The New York State Department of Motor Vehicles (DMV) has announced its facial recognition program to help combat identity theft and fraud, as well as remove high-risk drivers from the road. The DMV, a national leader in the use of facial recognition technology, recently implemented an improved system that doubles the number of measurement points mapped to each digitized driver photograph to vastly improve the system’s ability to match a photograph to one already in the database.
“This software is helping the DMV crack down on people who break the law and ultimately keep the roads safer for drivers and passengers,” said Governor Andrew Cuomo. “New York has quickly become a national leader in implementing this technology, and we will continue to raise the bar to ensure safer and more secure communities statewide.”
The facial recognition software converts digital facial photographs into mathematical algorithms and presents trained staff with photo images that have been identified as having similar algorithms. Photos are run against more than 8,000 new photos taken each day at DMV offices statewide, as well as about 16 million photos already in DMV’s database.

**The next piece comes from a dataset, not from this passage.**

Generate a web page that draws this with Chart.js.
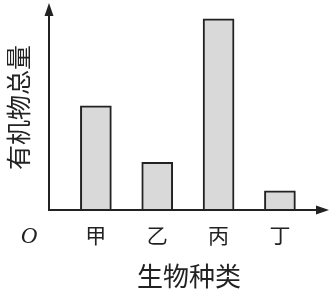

The new system increases the number of measurement points on the face from 64 to 128 and allows for the ability to overlay images, invert colors and convert images to black and white to better see scars and identifying features on the face. Different hair styles, glasses and other features that change over time—including those that evolve as a subject ages—do not prevent the system from matching photographs. The DMV will not issue a driver license or non-driver ID until the newly captured photograph is cleared through the new facial recognition system.

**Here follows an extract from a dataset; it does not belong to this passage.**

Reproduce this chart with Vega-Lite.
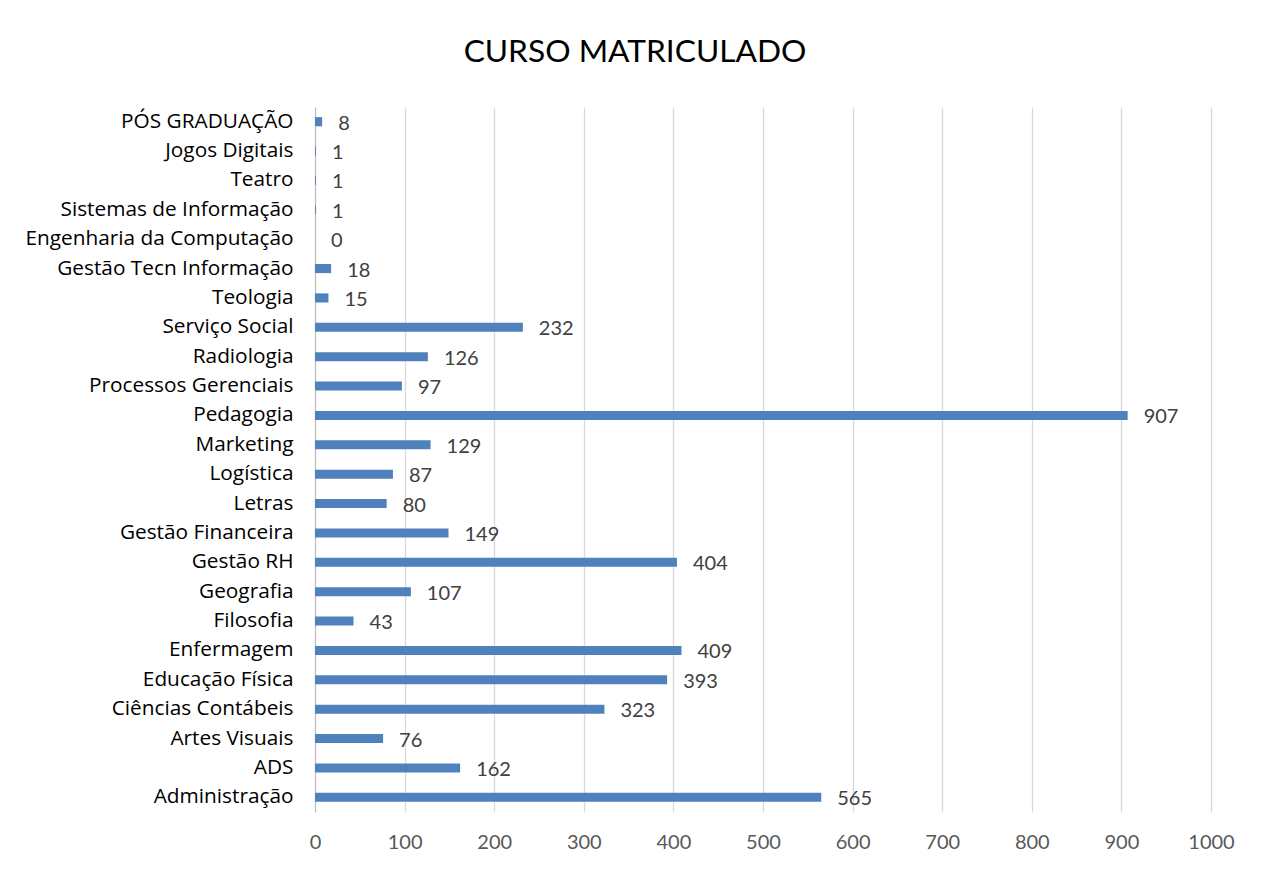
{
  "$schema": "https://vega.github.io/schema/vega-lite/v6.json",
  "autosize": {"type": "none"},
  "width": 896,
  "height": 705,
  "padding": {"left": 315, "top": 107, "right": 58, "bottom": 57},
  "background": "white",
  "config": {
    "view": {"stroke": null},
    "font": "Lato"
  },
  "title": {
    "text": "CURSO MATRICULADO",
    "fontSize": 31.7,
    "fontWeight": "normal",
    "color": "#000000",
    "anchor": "middle",
    "dx": -128,
    "offset": 38,
    "font": "Lato"
  },
  "data": {
    "values": [
      {"curso": "PÓS GRADUAÇÃO", "n": 8},
      {"curso": "Jogos Digitais", "n": 1},
      {"curso": "Teatro", "n": 1},
      {"curso": "Sistemas de Informação", "n": 1},
      {"curso": "Engenharia da Computação", "n": 0},
      {"curso": "Gestão Tecn Informação", "n": 18},
      {"curso": "Teologia", "n": 15},
      {"curso": "Serviço Social", "n": 232},
      {"curso": "Radiologia", "n": 126},
      {"curso": "Processos Gerenciais", "n": 97},
      {"curso": "Pedagogia", "n": 907},
      {"curso": "Marketing", "n": 129},
      {"curso": "Logística", "n": 87},
      {"curso": "Letras", "n": 80},
      {"curso": "Gestão Financeira", "n": 149},
      {"curso": "Gestão RH", "n": 404},
      {"curso": "Geografia", "n": 107},
      {"curso": "Filosofia", "n": 43},
      {"curso": "Enfermagem", "n": 409},
      {"curso": "Educação Física", "n": 393},
      {"curso": "Ciências Contábeis", "n": 323},
      {"curso": "Artes Visuais", "n": 76},
      {"curso": "ADS", "n": 162},
      {"curso": "Administração", "n": 565}
    ]
  },
  "encoding": {
    "y": {
      "field": "curso",
      "type": "nominal",
      "sort": null,
      "scale": {"paddingInner": 0.69, "paddingOuter": 0.345},
      "axis": {
        "title": null,
        "domain": false,
        "ticks": false,
        "labelFont": "Open Sans",
        "labelFontSize": 20.8,
        "labelColor": "#000000",
        "labelPadding": 22,
        "labelLimit": 400
      }
    },
    "x": {
      "field": "n",
      "type": "quantitative",
      "scale": {"domain": [0, 1000], "nice": false},
      "axis": {
        "title": null,
        "domain": false,
        "ticks": false,
        "format": "d",
        "labelFlush": false,
        "values": [0, 100, 200, 300, 400, 500, 600, 700, 800, 900, 1000],
        "labelFontSize": 20,
        "labelColor": "#595959",
        "labelPadding": 20,
        "gridColor": {"condition": {"test": "datum.value === 0", "value": "#bfbfbf"}, "value": "#d9d9d9"},
        "gridWidth": 1.3
      }
    }
  },
  "layer": [
    {"mark": {"type": "bar", "color": "#4f81bd"}},
    {
      "mark": {"type": "text", "align": "left", "baseline": "middle", "dx": 16, "dy": 2, "fontSize": 20, "color": "#404040"},
      "encoding": {"text": {"field": "n", "type": "quantitative"}}
    }
  ]
}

“DMV continues to use the latest technology to achieve our goal of ‘one driver, one record’ and keep New Yorkers safe by holding individuals accountable who try to exploit state licensing systems,” said New York State Executive Deputy Commissioner Terri Egan. “I’m pleased that we are expanding the facial recognition program to catch motorists who shouldn’t be on the road: those who evade tickets, commit fraud, and carry out extreme measures to disobey the law.”
Since the facial recognition technology was implemented in 2010, more than 3,600 individuals have been arrested for possessing multiple licenses. Additionally, more than 10,500 facial recognition cases have been solved administratively. If the transactions are too old to pursue criminal prosecution, DMV is still able to hold subjects accountable by revoking licenses and moving all tickets, convictions and crashes to the individual’s true record. Individuals who are arrested based on facial recognition matches are typically charged with filing a false instrument, tampering with public records, and forgery.
Cases in which facial recognition technology has helped investigators catch the perpetrators include:
• A man who collected more than $80,000 in fraudulent Social Security benefits under two identities.
• A woman who collected $334,000 in fraudulent benefits from the New York State Insurance Fund while working under an alias and collected $190,000 in fraudulent Social Security benefits while working under an alias.
• A man who created two identities and possessed two Class E licenses (allowing him to drive taxis, livery cabs, or limousines): one that was valid and ensured he was able to keep driving and one that was suspended and revoked in 2003 for DWI. He was found to have a total of 268 open suspensions and two open revocations on the license that was not valid.